I pulled these quotes from a 2015 report, Operational Lessons Learned in Disaster Response, published by the US Fire Administration that illustrate the problem:

“Learning the lessons learned and turning that into actionable behavior requires real effort at the individual level and for the organization.”

“We know the cause and effect of operational errors and omissions, the critiques/reviews that follow report similar issues in disaster after disaster, and the lessons learned are so identified in the evaluations. As long as we fail to implement the knowledge of disaster response into training and operations, lessons learned will not be much more than a catch phrase. The best evidence for our failure to learn from past experience and lessons and the lessons of others comes in the testimony from after action reviews conducted after devastating events.”

“Honest self-evaluation by the organization is the most important first step, getting to the facts and recognizing what may be learned from the event. From evaluation flows the lessons learned. Now comes the critical piece: Will lessons learned be shelved or will they lead to organizational learning? That is the question. Implementation of lessons learned into organizational training and operations comes down to a question of leadership.”

Leadership is Key
We need leaders at all levels that have the courage to think “outside of the box” and can embrace such organizational learning. They should also have an all-hazards perspective in order for their staff to maintain a heightened level of preparedness.

Next Generation Emergency Core Competencies: Behavioral Anchors for Measures and Objectives, a report published by FEMA in 2017, identified the following behavioral anchors for leadership:

  • Inspires a shared vision
    • Communicates clearly how people can contribute to achieve the vision, so that mutual adjustments can be made in concert with others
  • Creates an empowering environment
    • Identifies and negotiates constraints to enable others in the organization to successfully pursue its vision
  • Resolves conflict
    • Resolves conflict that may emerge within the organization or between the organization and the community it serves
    • Promotes a vision of shared outcome and facilitates agreement by constructively resolving differences of opinion
  • Uses strategic decision making that influences others towards change
    • Develops strategic plans created through participatory process within and between organizations

Interlaced throughout these anchors is the common theme of communications both within the organization and between different agencies. What makes communication successful is a shared language amongst the stakeholders.

Bake-in the Change
So how does communications get the treatment it deserves? Last year, the American Nurse Credentialing Center (ANCC) rolled out a way to assess the required knowledge amongst the different disciplines that might respond to a healthcare disaster.

In May 2017, the ANCC unveiled the National Healthcare Disaster certification. This was not a national certification just for nurses. It was an interdisciplinary certification directed towards registered nurses, physicians, nurse practitioners, physician assistants, pharmacists, paramedics, emergency medical technicians, respiratory therapists, behavioral health professionals, emergency managers, and public health professionals.

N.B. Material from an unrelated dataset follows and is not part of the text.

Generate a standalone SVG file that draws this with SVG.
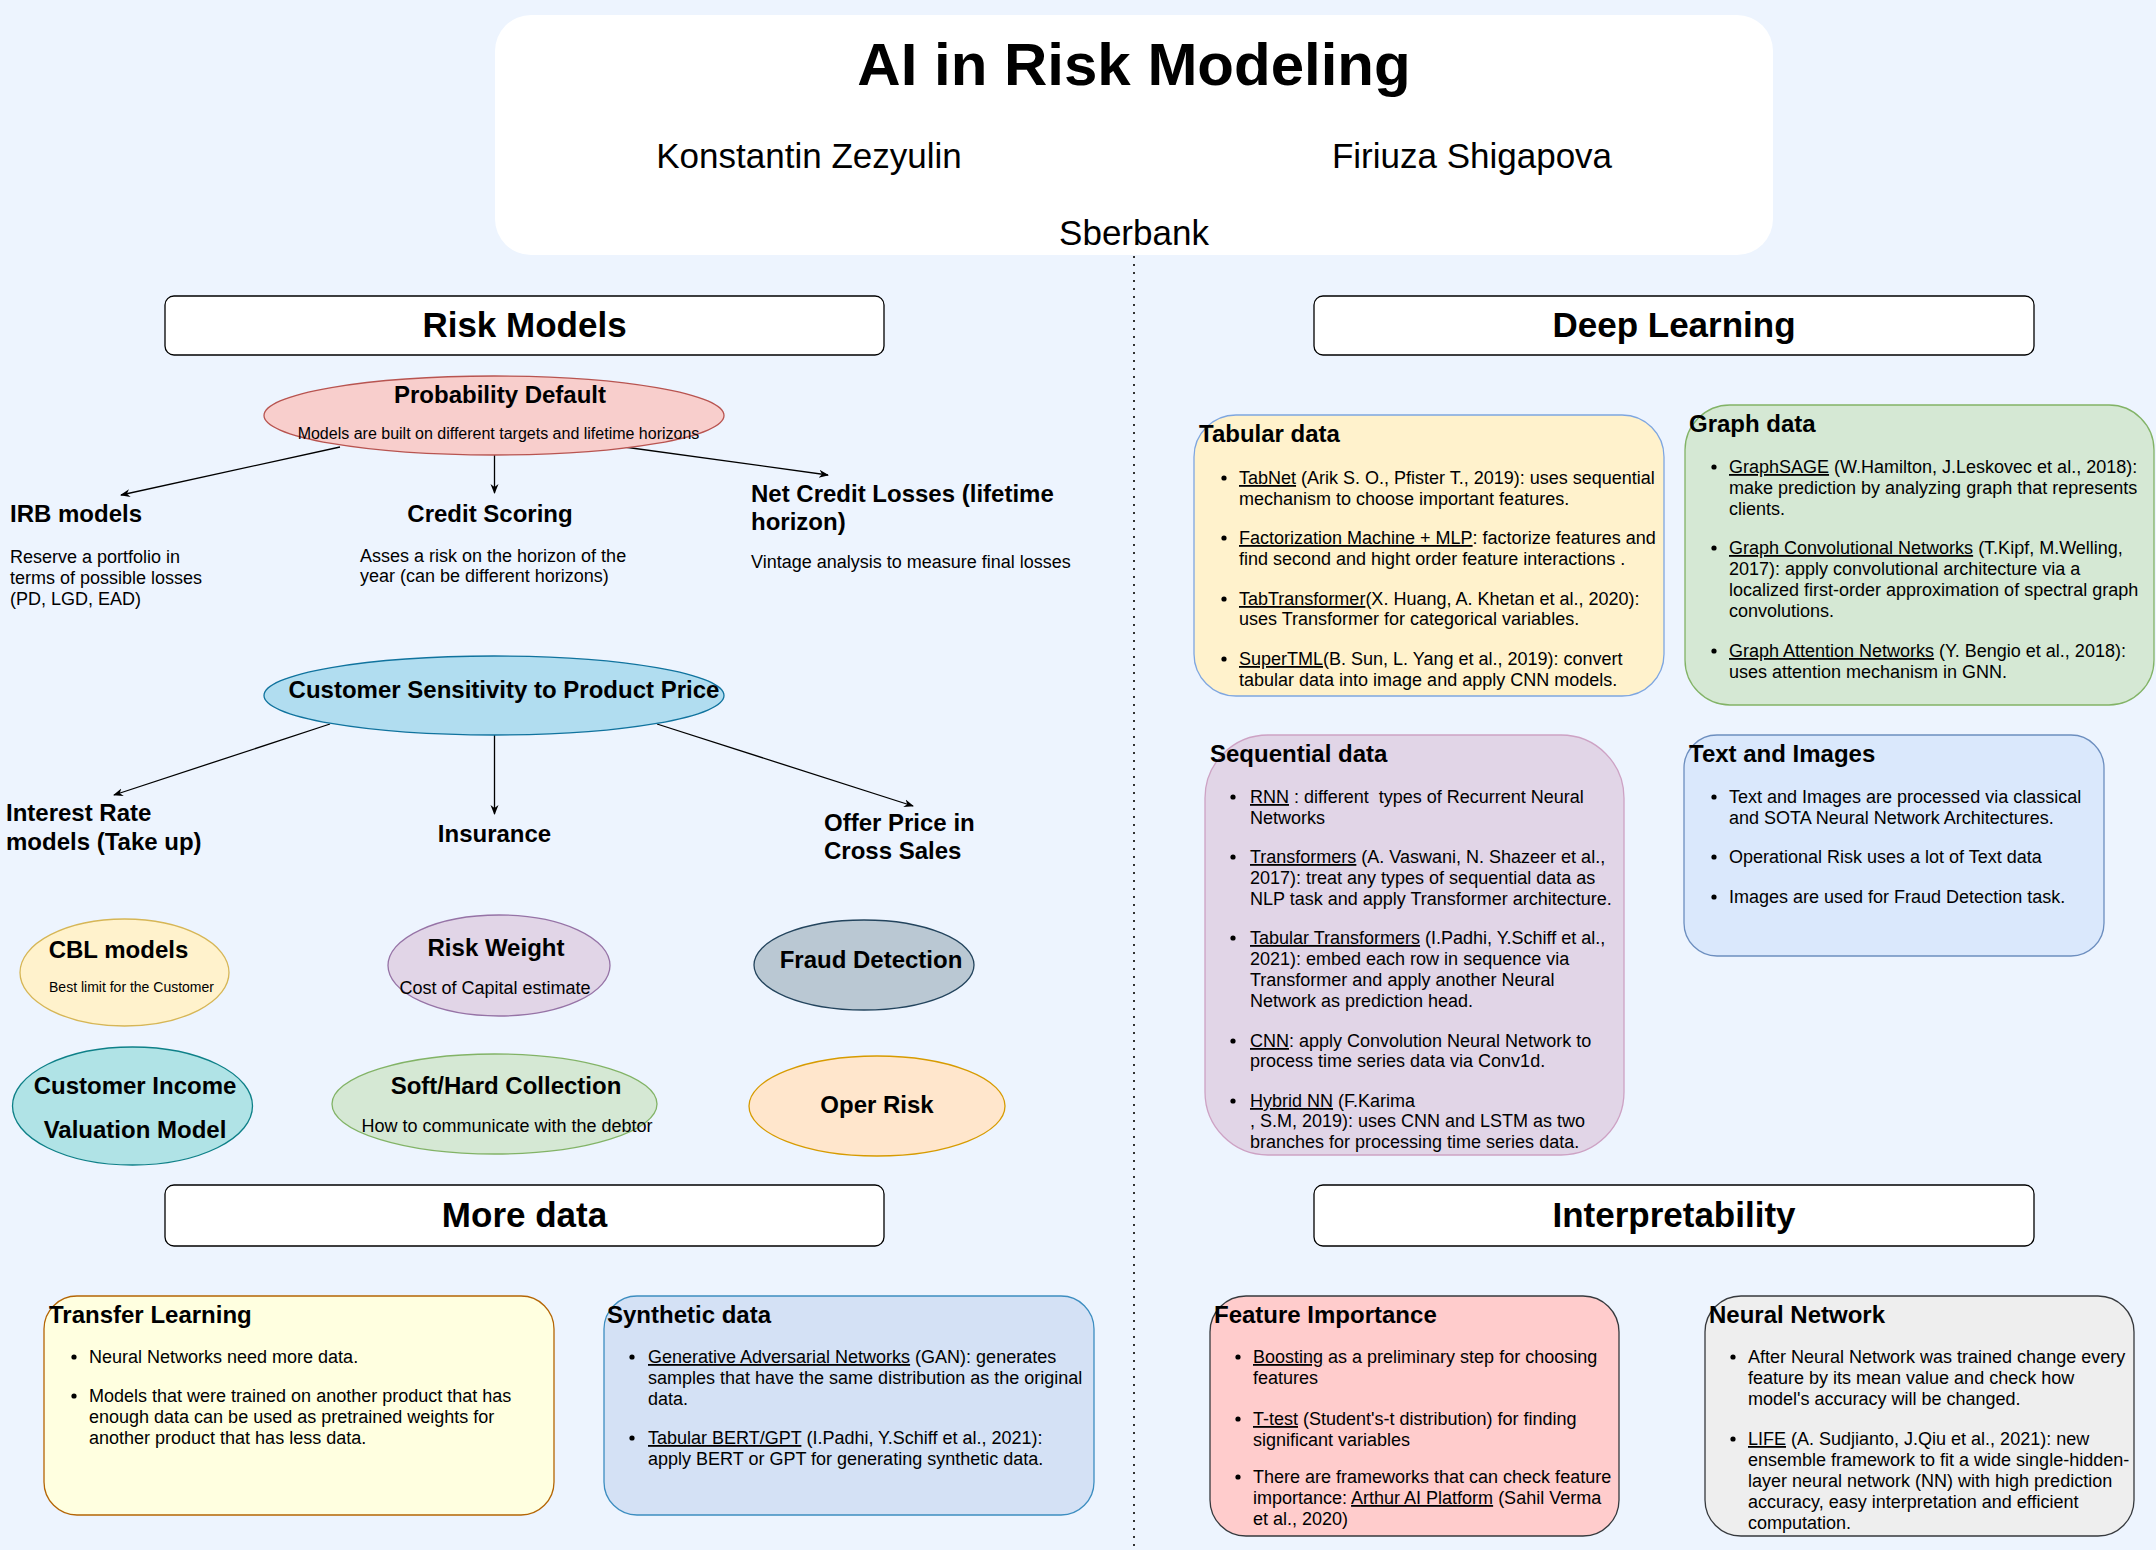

The test itself is broken down into the four pillars of emergency management: mitigation, preparedness, response, and recovery. The certification pulled healthcare into the federal, state, and local disaster response framework as an active participant. For hospitals and healthcare organizations to integrate this active participation, emergency management concepts must be fully integrated throughout the organization; from administration to bedside staff. In addition, regular training for staff must incorporate the lessons learned by those facilities that have experienced a low probability/high impact event.

Is this certification the solution healthcare professionals need to address the communications gap in facing disasters? I am encouraged to see attempts to address the problem and am curious if you think this approach goes far enough to prepare healthcare professionals for their next challenge.

References
American Nurses Credentialing Center (n.d.). National Healthcare Disaster Certification. Retrieved from http://www.nursecredentialing.org/NHDC on January 15, 2018.

Feldmann-Jensen, S., Jensen, S., & Smith, S. M. (2017). The Next Generation Core Competencies for Emergency Management Professionals: Handbook of Behavioral Anchors and Key Actions for Measurement. FEMA Emergency Management Institute. pp. 5-7, 91-95.

United States Fire Administration (2015). Operational Lessons Learned in Disaster Response. Emmitsburg, MD: Author. pp. 22, 35-36.